Written problem: Write out each line of the listing as it stands, without the images.

Source material:
· · · · · · ·
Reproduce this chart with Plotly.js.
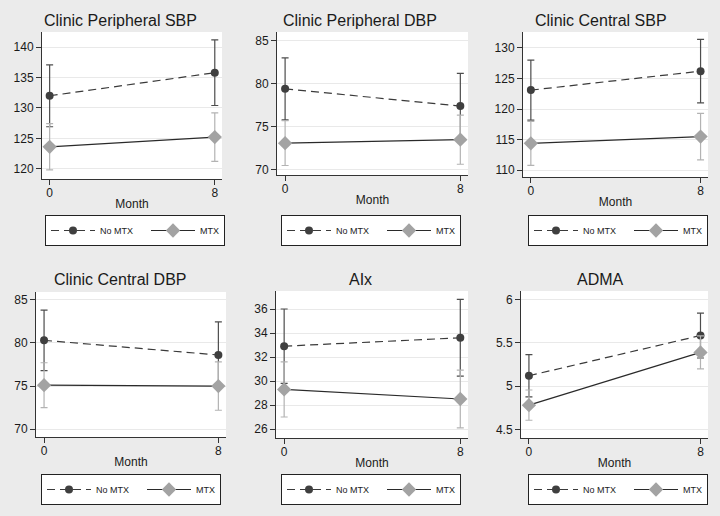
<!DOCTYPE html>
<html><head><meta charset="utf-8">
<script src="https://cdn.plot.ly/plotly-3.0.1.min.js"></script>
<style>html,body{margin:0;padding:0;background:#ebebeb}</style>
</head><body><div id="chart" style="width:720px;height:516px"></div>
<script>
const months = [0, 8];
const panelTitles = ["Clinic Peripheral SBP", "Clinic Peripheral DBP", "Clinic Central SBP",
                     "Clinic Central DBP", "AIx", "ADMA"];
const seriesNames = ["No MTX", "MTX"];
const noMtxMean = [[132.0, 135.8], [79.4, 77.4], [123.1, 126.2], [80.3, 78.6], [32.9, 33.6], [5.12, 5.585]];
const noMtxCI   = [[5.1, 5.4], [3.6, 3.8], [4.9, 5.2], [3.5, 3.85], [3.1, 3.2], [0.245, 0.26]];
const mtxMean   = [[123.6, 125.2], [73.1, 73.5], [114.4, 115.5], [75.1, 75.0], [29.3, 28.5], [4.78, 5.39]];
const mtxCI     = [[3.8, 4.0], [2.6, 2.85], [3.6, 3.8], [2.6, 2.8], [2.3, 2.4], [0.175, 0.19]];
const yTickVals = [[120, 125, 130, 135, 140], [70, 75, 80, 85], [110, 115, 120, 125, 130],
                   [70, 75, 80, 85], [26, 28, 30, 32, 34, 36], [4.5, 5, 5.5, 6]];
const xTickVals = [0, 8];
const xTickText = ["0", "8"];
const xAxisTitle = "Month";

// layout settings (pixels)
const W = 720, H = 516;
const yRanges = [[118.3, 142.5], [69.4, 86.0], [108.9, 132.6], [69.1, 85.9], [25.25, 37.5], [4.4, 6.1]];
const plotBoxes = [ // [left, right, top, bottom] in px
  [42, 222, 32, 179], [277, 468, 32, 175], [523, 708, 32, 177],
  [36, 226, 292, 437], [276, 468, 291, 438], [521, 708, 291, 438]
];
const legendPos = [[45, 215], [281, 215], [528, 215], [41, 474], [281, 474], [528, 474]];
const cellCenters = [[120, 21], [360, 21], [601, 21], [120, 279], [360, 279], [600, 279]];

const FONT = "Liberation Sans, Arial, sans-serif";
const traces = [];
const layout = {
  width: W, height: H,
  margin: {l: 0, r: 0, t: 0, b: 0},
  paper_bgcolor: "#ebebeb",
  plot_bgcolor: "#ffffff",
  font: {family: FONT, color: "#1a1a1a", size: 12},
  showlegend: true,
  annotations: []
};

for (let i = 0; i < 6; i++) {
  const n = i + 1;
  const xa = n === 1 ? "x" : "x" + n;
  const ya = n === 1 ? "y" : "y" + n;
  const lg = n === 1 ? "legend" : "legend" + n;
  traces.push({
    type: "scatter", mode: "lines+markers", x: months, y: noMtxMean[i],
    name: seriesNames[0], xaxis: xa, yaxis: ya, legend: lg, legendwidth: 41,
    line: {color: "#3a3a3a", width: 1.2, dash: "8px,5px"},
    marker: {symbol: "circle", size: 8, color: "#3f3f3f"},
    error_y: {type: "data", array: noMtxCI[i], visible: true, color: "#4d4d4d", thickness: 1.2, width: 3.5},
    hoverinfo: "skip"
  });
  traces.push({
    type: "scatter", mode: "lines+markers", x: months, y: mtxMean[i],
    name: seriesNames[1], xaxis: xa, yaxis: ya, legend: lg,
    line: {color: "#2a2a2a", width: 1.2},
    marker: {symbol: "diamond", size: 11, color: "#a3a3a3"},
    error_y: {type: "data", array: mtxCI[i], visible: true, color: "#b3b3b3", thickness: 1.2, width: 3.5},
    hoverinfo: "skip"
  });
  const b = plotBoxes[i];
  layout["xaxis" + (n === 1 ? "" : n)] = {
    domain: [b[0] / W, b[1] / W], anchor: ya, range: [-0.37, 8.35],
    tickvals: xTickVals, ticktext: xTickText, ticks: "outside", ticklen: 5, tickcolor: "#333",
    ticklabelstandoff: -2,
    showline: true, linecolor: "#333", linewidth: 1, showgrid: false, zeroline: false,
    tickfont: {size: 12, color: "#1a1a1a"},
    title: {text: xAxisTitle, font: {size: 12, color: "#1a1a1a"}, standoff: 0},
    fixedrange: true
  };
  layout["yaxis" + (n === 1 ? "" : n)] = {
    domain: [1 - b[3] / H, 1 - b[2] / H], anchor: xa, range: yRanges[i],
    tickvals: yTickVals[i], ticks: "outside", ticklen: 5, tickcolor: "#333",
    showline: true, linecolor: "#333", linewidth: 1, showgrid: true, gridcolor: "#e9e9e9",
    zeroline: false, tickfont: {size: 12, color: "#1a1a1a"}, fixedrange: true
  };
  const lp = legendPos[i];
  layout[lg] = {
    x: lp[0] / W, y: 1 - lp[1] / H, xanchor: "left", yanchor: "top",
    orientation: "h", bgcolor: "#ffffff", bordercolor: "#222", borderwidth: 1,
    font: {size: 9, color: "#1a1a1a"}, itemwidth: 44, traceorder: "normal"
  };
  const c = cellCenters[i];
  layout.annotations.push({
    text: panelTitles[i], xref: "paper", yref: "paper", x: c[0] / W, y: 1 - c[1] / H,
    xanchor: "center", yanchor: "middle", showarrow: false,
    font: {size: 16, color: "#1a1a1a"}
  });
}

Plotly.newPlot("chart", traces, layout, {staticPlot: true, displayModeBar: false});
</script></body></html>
· · · · · · ·
Answer below:
Reproduce this chart with Plotly.js.
<!DOCTYPE html>
<html><head><meta charset="utf-8">
<script src="https://cdn.plot.ly/plotly-3.0.1.min.js"></script>
<style>html,body{margin:0;padding:0;background:#ebebeb}</style>
</head><body><div id="chart" style="width:720px;height:516px"></div>
<script>
const months = [0, 8];
const panelTitles = ["Clinic Peripheral SBP", "Clinic Peripheral DBP", "Clinic Central SBP",
                     "Clinic Central DBP", "AIx", "ADMA"];
const seriesNames = ["No MTX", "MTX"];
const noMtxMean = [[132.0, 135.8], [79.4, 77.4], [123.1, 126.2], [80.3, 78.6], [32.9, 33.6], [5.12, 5.585]];
const noMtxCI   = [[5.1, 5.4], [3.6, 3.8], [4.9, 5.2], [3.5, 3.85], [3.1, 3.2], [0.245, 0.26]];
const mtxMean   = [[123.6, 125.2], [73.1, 73.5], [114.4, 115.5], [75.1, 75.0], [29.3, 28.5], [4.78, 5.39]];
const mtxCI     = [[3.8, 4.0], [2.6, 2.85], [3.6, 3.8], [2.6, 2.8], [2.3, 2.4], [0.175, 0.19]];
const yTickVals = [[120, 125, 130, 135, 140], [70, 75, 80, 85], [110, 115, 120, 125, 130],
                   [70, 75, 80, 85], [26, 28, 30, 32, 34, 36], [4.5, 5, 5.5, 6]];
const xTickVals = [0, 8];
const xTickText = ["0", "8"];
const xAxisTitle = "Month";

// layout settings (pixels)
const W = 720, H = 516;
const yRanges = [[118.3, 142.5], [69.4, 86.0], [108.9, 132.6], [69.1, 85.9], [25.25, 37.5], [4.4, 6.1]];
const plotBoxes = [ // [left, right, top, bottom] in px
  [42, 222, 32, 179], [277, 468, 32, 175], [523, 708, 32, 177],
  [36, 226, 292, 437], [276, 468, 291, 438], [521, 708, 291, 438]
];
const legendPos = [[45, 215], [281, 215], [528, 215], [41, 474], [281, 474], [528, 474]];
const cellCenters = [[120, 21], [360, 21], [601, 21], [120, 279], [360, 279], [600, 279]];

const FONT = "Liberation Sans, Arial, sans-serif";
const traces = [];
const layout = {
  width: W, height: H,
  margin: {l: 0, r: 0, t: 0, b: 0},
  paper_bgcolor: "#ebebeb",
  plot_bgcolor: "#ffffff",
  font: {family: FONT, color: "#1a1a1a", size: 12},
  showlegend: true,
  annotations: []
};

for (let i = 0; i < 6; i++) {
  const n = i + 1;
  const xa = n === 1 ? "x" : "x" + n;
  const ya = n === 1 ? "y" : "y" + n;
  const lg = n === 1 ? "legend" : "legend" + n;
  traces.push({
    type: "scatter", mode: "lines+markers", x: months, y: noMtxMean[i],
    name: seriesNames[0], xaxis: xa, yaxis: ya, legend: lg, legendwidth: 41,
    line: {color: "#3a3a3a", width: 1.2, dash: "8px,5px"},
    marker: {symbol: "circle", size: 8, color: "#3f3f3f"},
    error_y: {type: "data", array: noMtxCI[i], visible: true, color: "#4d4d4d", thickness: 1.2, width: 3.5},
    hoverinfo: "skip"
  });
  traces.push({
    type: "scatter", mode: "lines+markers", x: months, y: mtxMean[i],
    name: seriesNames[1], xaxis: xa, yaxis: ya, legend: lg,
    line: {color: "#2a2a2a", width: 1.2},
    marker: {symbol: "diamond", size: 11, color: "#a3a3a3"},
    error_y: {type: "data", array: mtxCI[i], visible: true, color: "#b3b3b3", thickness: 1.2, width: 3.5},
    hoverinfo: "skip"
  });
  const b = plotBoxes[i];
  layout["xaxis" + (n === 1 ? "" : n)] = {
    domain: [b[0] / W, b[1] / W], anchor: ya, range: [-0.37, 8.35],
    tickvals: xTickVals, ticktext: xTickText, ticks: "outside", ticklen: 5, tickcolor: "#333",
    ticklabelstandoff: -2,
    showline: true, linecolor: "#333", linewidth: 1, showgrid: false, zeroline: false,
    tickfont: {size: 12, color: "#1a1a1a"},
    title: {text: xAxisTitle, font: {size: 12, color: "#1a1a1a"}, standoff: 0},
    fixedrange: true
  };
  layout["yaxis" + (n === 1 ? "" : n)] = {
    domain: [1 - b[3] / H, 1 - b[2] / H], anchor: xa, range: yRanges[i],
    tickvals: yTickVals[i], ticks: "outside", ticklen: 5, tickcolor: "#333",
    showline: true, linecolor: "#333", linewidth: 1, showgrid: true, gridcolor: "#e9e9e9",
    zeroline: false, tickfont: {size: 12, color: "#1a1a1a"}, fixedrange: true
  };
  const lp = legendPos[i];
  layout[lg] = {
    x: lp[0] / W, y: 1 - lp[1] / H, xanchor: "left", yanchor: "top",
    orientation: "h", bgcolor: "#ffffff", bordercolor: "#222", borderwidth: 1,
    font: {size: 9, color: "#1a1a1a"}, itemwidth: 44, traceorder: "normal"
  };
  const c = cellCenters[i];
  layout.annotations.push({
    text: panelTitles[i], xref: "paper", yref: "paper", x: c[0] / W, y: 1 - c[1] / H,
    xanchor: "center", yanchor: "middle", showarrow: false,
    font: {size: 16, color: "#1a1a1a"}
  });
}

Plotly.newPlot("chart", traces, layout, {staticPlot: true, displayModeBar: false});
</script></body></html>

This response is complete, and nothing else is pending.